NEWS / Passport ruling left accused sex offender free to roam

Nine years ago, a Federal Court judge temporarily overturned a Passport Canada decision to revoke Ernest Fenwick MacIntosh’s passport and left the accused sex offender free to travel the world — at least for a few months.

Justice Paul Rouleau ruled in a Federal Court of Canada decision dated Jan. 20, 1998, and obtained Thursday by The Chronicle Herald that taking away Mr. MacIntosh’s passport would have put him out of work very quickly.

That decision gave him a passport until May 26, 1998. Exactly what happened after that date is not clear, but Mr. MacIntosh has lived in India and was able to avoid prosecution until Canadian authorities caught up to him this spring.

Mr. MacIntosh, 63, is now in custody in India awaiting the final decision on his extradition. Three RCMP officers from the Port Hawkesbury detachment are flying from Halifax today to take him back to Nova Scotia to face his accusers.

"With their presence there, hopefully that will speed this up," RCMP spokesman Const. Grant Webber said.

Mr. MacIntosh is wanted in this province on more than 40 sex-related charges involving several boys. The offences are all alleged to have taken place in the early to mid-1970s.

A year before the first charges were laid against him in 1995 and a Canada-wide warrant was issued for his arrest, Mr. MacIntosh, who had operated his own electronics company in the Strait area, moved to India.

According to the court decision, Mr. MacIntosh was told in September 1997 that Passport Canada was going to revoke his passport.

"Should the passport be revoked, the applicant would be subject to loss of employment almost immediately and, should the nature of the alleged criminal offences be disclosed (it) would also in the alternative be sufficient to cause irreparable harm, which I am not satisfied could be compensated by damages," Justice Rouleau wrote.

The judge said the only evidence provided to him at the hearing was from Mr. MacIntosh’s lawyer.

"There is no material supporting the respondent’s position that there are outstanding warrants of arrest," the judge wrote.

The court was told that the RCMP had phoned Passport Canada to say there was a warrant for Mr. MacIntosh’s arrest.

But it was Justice Rouleau’s opinion that the RCMP were trying to use the passport regulations to further their investigation of Mr. MacIntosh, "when there is no evidence of any misconduct or fraudulent activity alleged on the part of this individual in the exercise of his professional pursuits abroad."

The judge decided he would let Mr. MacIntosh keep his passport until May 26, 1998, in order to give him more time to prepare a defence for his passport revocation proceeding.

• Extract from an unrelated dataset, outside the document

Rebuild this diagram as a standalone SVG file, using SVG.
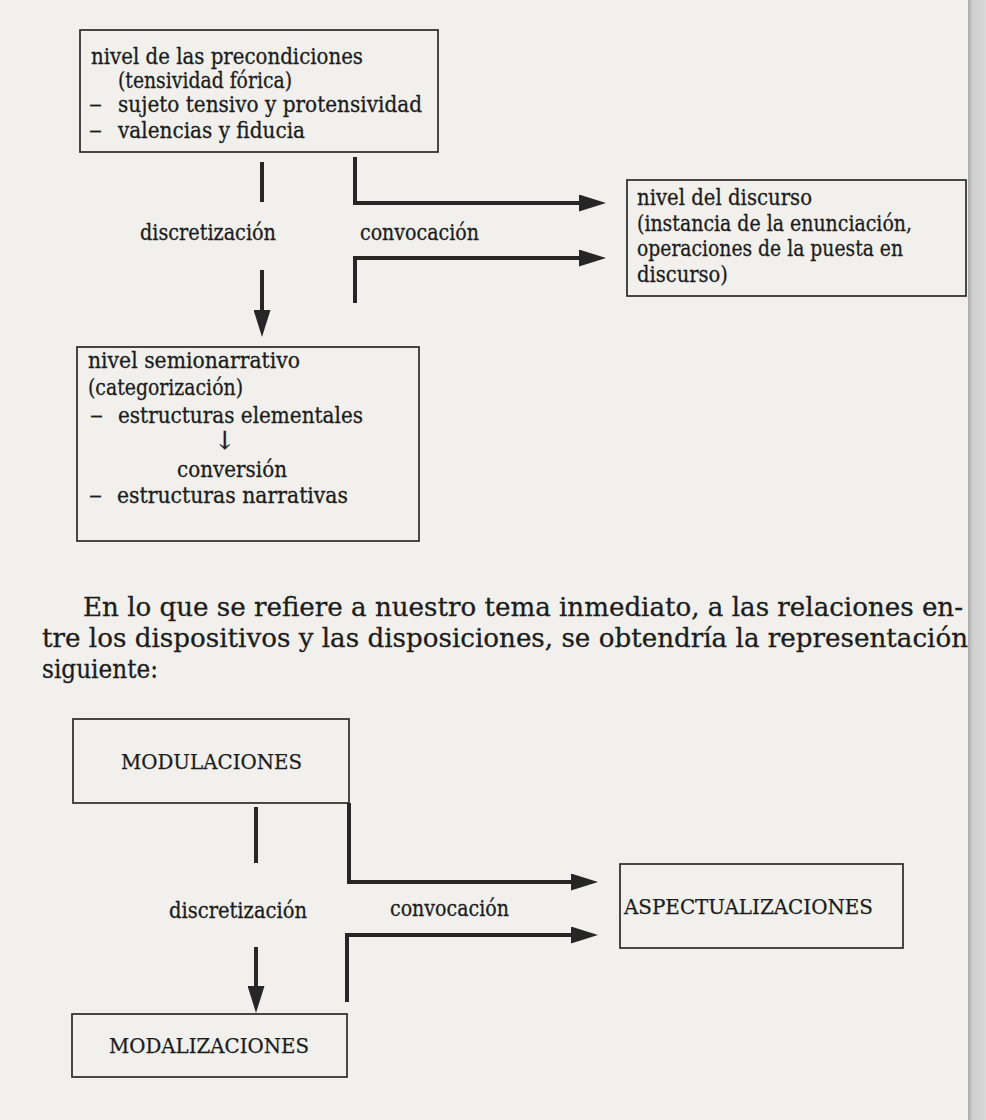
<svg xmlns="http://www.w3.org/2000/svg" width="986" height="1120" viewBox="0 0 986 1120">
<defs>
<style>
.t{font-family:"DejaVu Serif","Liberation Serif",serif;font-size:22px;fill:#1c1c1c;stroke:#1c1c1c;stroke-width:0.3}
.c{font-family:"DejaVu Serif","Liberation Serif",serif;font-size:20px;fill:#1c1c1c;stroke:#1c1c1c;stroke-width:0.25}
.p{font-family:"DejaVu Serif","Liberation Serif",serif;font-size:26px;fill:#1c1c1c;stroke:#1c1c1c;stroke-width:0.3}
.box{fill:none;stroke:#2a2a2a;stroke-width:1.7}
.arr{fill:none;stroke:#262626;stroke-width:4;stroke-linejoin:miter;stroke-linecap:butt}
</style>
<marker id="ah" markerUnits="userSpaceOnUse" markerWidth="27" markerHeight="17" refX="6" refY="8.5" orient="auto">
<path d="M0,0 L27,8.5 L0,17 z" fill="#262626"/>
</marker>
<linearGradient id="bind" x1="0" y1="0" x2="1" y2="0">
<stop offset="0" stop-color="#a9a9a9"/>
<stop offset="0.25" stop-color="#cfcfcf"/>
<stop offset="1" stop-color="#d9d9d9"/>
</linearGradient>
</defs>
<rect x="0" y="0" width="986" height="1120" fill="#f1f0ed"/>
<rect x="968" y="0" width="18" height="1120" fill="url(#bind)"/>

<g id="connectors">
<path class="arr" d="M262,162 V202"/>
<path class="arr" d="M262,270 V316" marker-end="url(#ah)"/>
<path class="arr" d="M355,157 V203 H585" marker-end="url(#ah)"/>
<path class="arr" d="M355,303 V258 H585" marker-end="url(#ah)"/>
<path class="arr" d="M256,807 V863"/>
<path class="arr" d="M256,947 V992" marker-end="url(#ah)"/>
<path class="arr" d="M349,803 V882 H577" marker-end="url(#ah)"/>
<path class="arr" d="M347,1002 V935 H577" marker-end="url(#ah)"/>
</g>

<g id="labels">
<text class="t" x="140" y="240" textLength="136" lengthAdjust="spacingAndGlyphs">discretización</text>
<text class="t" x="360" y="240" textLength="119" lengthAdjust="spacingAndGlyphs">convocación</text>
<text class="t" x="169" y="918" textLength="138" lengthAdjust="spacingAndGlyphs">discretización</text>
<text class="t" x="390" y="916" textLength="119" lengthAdjust="spacingAndGlyphs">convocación</text>
</g>

<g id="node-precondiciones">
<rect class="box" x="80" y="30" width="358" height="122"/>
<text class="t" x="91" y="64" textLength="272" lengthAdjust="spacingAndGlyphs">nivel de las precondiciones</text>
<text class="t" x="118" y="88" textLength="174" lengthAdjust="spacingAndGlyphs">(tensividad fórica)</text>
<text class="t" x="89" y="112" textLength="13" lengthAdjust="spacingAndGlyphs">–</text>
<text class="t" x="118" y="112" textLength="304" lengthAdjust="spacingAndGlyphs">sujeto tensivo y protensividad</text>
<text class="t" x="89" y="138" textLength="13" lengthAdjust="spacingAndGlyphs">–</text>
<text class="t" x="118" y="138" textLength="187" lengthAdjust="spacingAndGlyphs">valencias y fiducia</text>
</g>

<g id="node-discurso">
<rect class="box" x="627" y="180" width="339" height="116"/>
<text class="t" x="637" y="205" textLength="175" lengthAdjust="spacingAndGlyphs">nivel del discurso</text>
<text class="t" x="637" y="231" textLength="275" lengthAdjust="spacingAndGlyphs">(instancia de la enunciación,</text>
<text class="t" x="637" y="256" textLength="266" lengthAdjust="spacingAndGlyphs">operaciones de la puesta en</text>
<text class="t" x="637" y="282" textLength="91" lengthAdjust="spacingAndGlyphs">discurso)</text>
</g>

<g id="node-semionarrativo">
<rect class="box" x="77" y="347" width="342" height="194"/>
<text class="t" x="88" y="368" textLength="212" lengthAdjust="spacingAndGlyphs">nivel semionarrativo</text>
<text class="t" x="88" y="395" textLength="155" lengthAdjust="spacingAndGlyphs">(categorización)</text>
<text class="t" x="90" y="423" textLength="13" lengthAdjust="spacingAndGlyphs">–</text>
<text class="t" x="118" y="423" textLength="245" lengthAdjust="spacingAndGlyphs">estructuras elementales</text>
<text class="t" x="225" y="449" text-anchor="middle" style="font-size:25px">↓</text>
<text class="t" x="177" y="477" textLength="110" lengthAdjust="spacingAndGlyphs">conversión</text>
<text class="t" x="89" y="503" textLength="13" lengthAdjust="spacingAndGlyphs">–</text>
<text class="t" x="117" y="503" textLength="231" lengthAdjust="spacingAndGlyphs">estructuras narrativas</text>
</g>

<g id="paragraph">
<text class="p" x="83" y="616" textLength="880" lengthAdjust="spacingAndGlyphs">En lo que se refiere a nuestro tema inmediato, a las relaciones en-</text>
<text class="p" x="42" y="647" textLength="926" lengthAdjust="spacingAndGlyphs">tre los dispositivos y las disposiciones, se obtendría la representación</text>
<text class="p" x="42" y="678" textLength="116" lengthAdjust="spacingAndGlyphs">siguiente:</text>
</g>

<g id="node-modulaciones">
<rect class="box" x="73" y="719" width="276" height="84"/>
<text class="c" x="121" y="769" textLength="181" lengthAdjust="spacingAndGlyphs">MODULACIONES</text>
</g>

<g id="node-aspectualizaciones">
<rect class="box" x="620" y="864" width="283" height="84"/>
<text class="c" x="624" y="914" textLength="249" lengthAdjust="spacingAndGlyphs">ASPECTUALIZACIONES</text>
</g>

<g id="node-modalizaciones">
<rect class="box" x="72" y="1014" width="275" height="63"/>
<text class="c" x="109" y="1053" textLength="200" lengthAdjust="spacingAndGlyphs">MODALIZACIONES</text>
</g>
</svg>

Justice Rouleau ordered Mr. MacIntosh to file a sworn affidavit with the court and to come back to Canada by March 30, 1998, to be cross-examined on his affidavit. The matter was scheduled to return to court on May 26.

Passport Canada has not commented on Mr. MacIntosh’s case on the grounds of privacy issues, but a representative did speak to The Chronicle Herald briefly on Thursday.

"The one belief that is out there is that we absolutely missed this case, and that’s not accurate," Passport Canada spokesman Fabien Lengelle said.

"We took appropriate action. Mr. MacIntosh fought it in court, and the Federal Court rendered its decision. I can tell you this because the court record is public."